I do think that there isn't as much risk in examining or replacing (could be impossible to replace) the high pressure switch. This switch is telling the pump when enough pressure has built up and it should stop pumping. I suppose on one side of it, you could send a signal before enough pressure has built up, but I think you can mitigate that by monitoring the amount of fluid that drops from the reservoir. If that drop remains consistent, I would think that the pressure has built up correctly.

I agree that it is unlikely the switches are replaceable. With the design being 20+ years old, it seems unlikely that we are going to stumble across the solution. However, I don't think I've seen anyone else (or too many others) come to the conclusion that the high pressure switch is malfunctioning causing a build up of pressure. So who knows, we could be on to something new! (trying to remain hopeful in the face of $$$-$$$$ to replace :))
 
@silveradofab I agree with @Skidoo and @2001LC could be problematic. Perhaps look for a part number or something in the casting to confirm they are different or the same.

@2001LC my brake fluid wasn't discolored, but there was something suspended in the brake fluid that was depositing itself in the reservoir, and I noticed the same particles located in the brake fluid as I was flushing/bleeding. I agree that those particles could very well be a seal being damaged and the remnants remaining in the fluid. But looking at the diagram, it seems like the relief valve should be opening and preventing an over-pressure, and should be preventing seals from being damaged (unless the relief valve itself is what was being damaged).
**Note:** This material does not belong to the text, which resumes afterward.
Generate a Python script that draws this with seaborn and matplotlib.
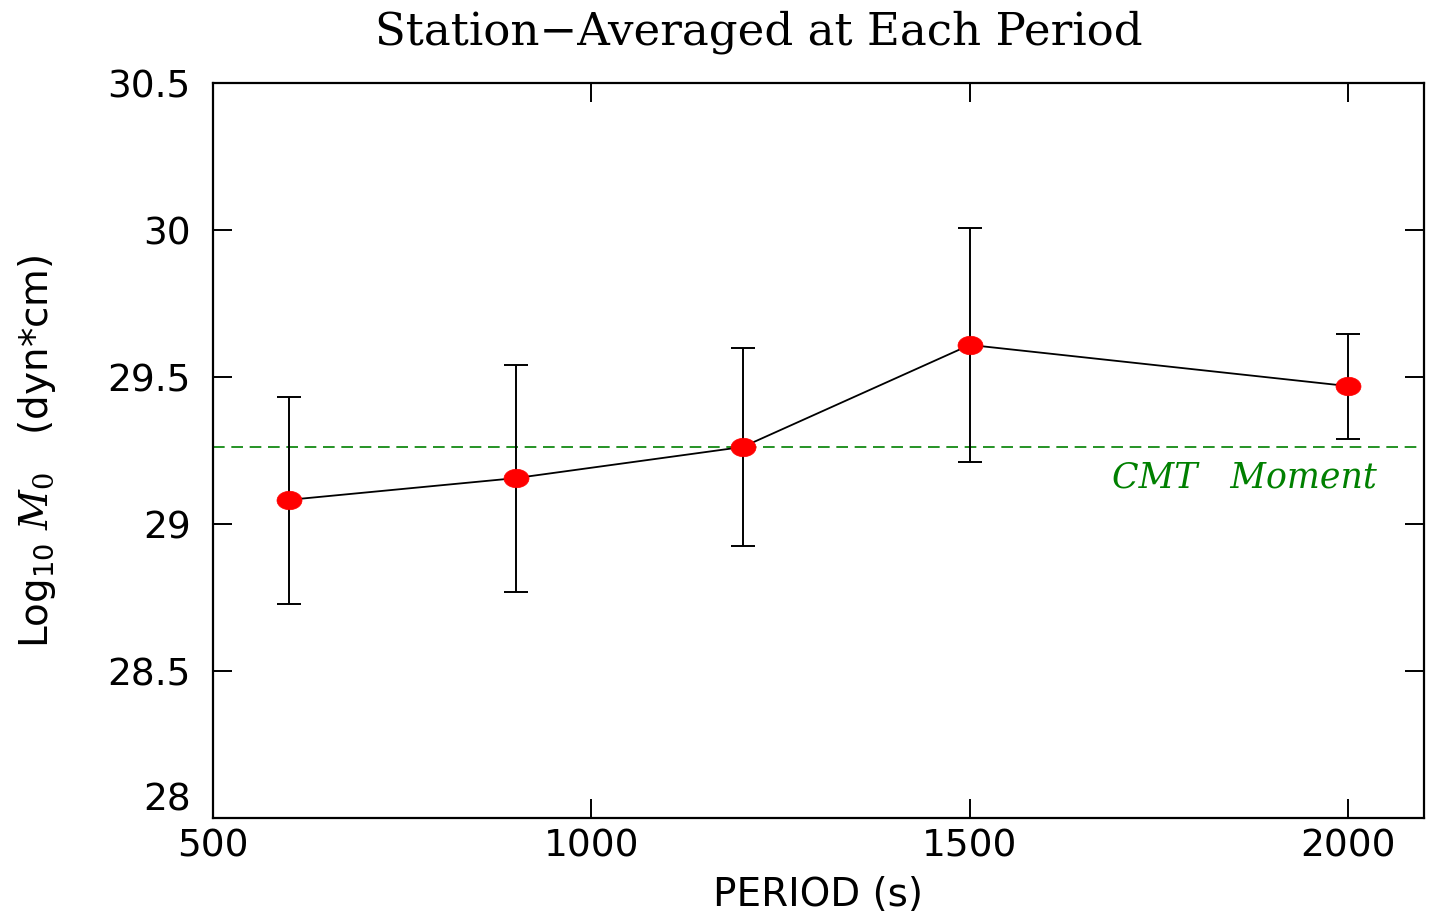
import matplotlib
matplotlib.use("Agg")
import matplotlib.pyplot as plt
from matplotlib.path import Path
from matplotlib.transforms import Affine2D
import seaborn as sns
import pandas as pd

# Station-averaged moment estimates per period
periods = [600, 900, 1200, 1500, 2000]
log_m0 = [29.082, 29.156, 29.262, 29.609, 29.469]
err_up = [0.350, 0.386, 0.337, 0.398, 0.178]
err_dn = [0.354, 0.387, 0.337, 0.398, 0.180]
cmt_moment = 29.262

x_ticks = [500, 1000, 1500, 2000]
y_ticks = [28, 28.5, 29, 29.5, 30, 30.5]
y_tick_labels = ["28", "28.5", "29", "29.5", "30", "30.5"]

sns.set_theme(style="white")
plt.rcParams["font.family"] = ["DejaVu Sans"]
plt.rcParams["mathtext.fontset"] = "dejavuserif"
for key in ("text.color", "axes.labelcolor", "xtick.color", "ytick.color"):
    plt.rcParams[key] = "black"

df = pd.DataFrame({"period": periods, "m0": log_m0})

fig = plt.figure(figsize=(14.32, 9.12), dpi=100)
ax = fig.add_axes([0.1487, 0.102, 0.8457, 0.8059])

# slightly flattened dot marker
dot = Path.unit_circle().transformed(Affine2D().scale(1.0, 0.74))

ax.errorbar(periods, log_m0, yerr=[err_dn, err_up], fmt="none",
            ecolor="black", elinewidth=1.4, capsize=8.5, capthick=1.4, zorder=2)
sns.lineplot(data=df, x="period", y="m0", ax=ax, color="black", lw=1.3,
             marker=dot, markersize=18, markerfacecolor="red",
             markeredgecolor="red", markeredgewidth=0.5, zorder=3)

ax.axhline(cmt_moment, color="#008000", lw=1.2, ls=(0, (7, 4)), zorder=1)
ax.text(2038, 29.16, "CMT   Moment", color="#008000", fontsize=25,
        family="DejaVu Serif", style="italic", ha="right", va="center")

ax.set_xlim(500, 2100)
ax.set_ylim(28, 30.5)
ax.set_xticks(x_ticks)
ax.set_xticklabels([str(t) for t in x_ticks])
ax.set_yticks(y_ticks)
ax.set_yticklabels(y_tick_labels)

ax.tick_params(axis="both", which="major", direction="in", length=14,
               width=1.4, color="black", labelsize=27, top=True, right=True,
               bottom=True, left=True)
ax.tick_params(axis="x", pad=7)
ax.tick_params(axis="y", pad=16)
# keep the lowest y label above the x tick labels
ax.get_yticklabels()[0].set_va("bottom")
for s in ax.spines.values():
    s.set_color("black")
    s.set_linewidth(1.6)

ax.set_xlabel("PERIOD (s)", fontsize=28)
ax.xaxis.set_label_coords(0.5, -0.077)
ax.set_ylabel(r"Log$_{\mathsf{10}}$ $M_{\mathit{0}}$   (dyn*cm)", fontsize=28)
ax.yaxis.set_label_coords(-0.128, 0.5)

fig.text(0.530, 0.965, "Station\u2212Averaged at Each Period",
         family="DejaVu Serif", fontsize=32.5, ha="center", va="center")

fig.savefig("out.png", dpi=100)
I do think that there isn't as much risk in examining or replacing (could be impossible to replace) the high pressure switch. This switch is telling the pump when enough pressure has built up and it should stop pumping. I suppose on one side of it, you could send a signal before enough pressure has built up, but I think you can mitigate that by monitoring the amount of fluid that drops from the reservoir. If that drop remains consistent, I would think that the pressure has built up correctly.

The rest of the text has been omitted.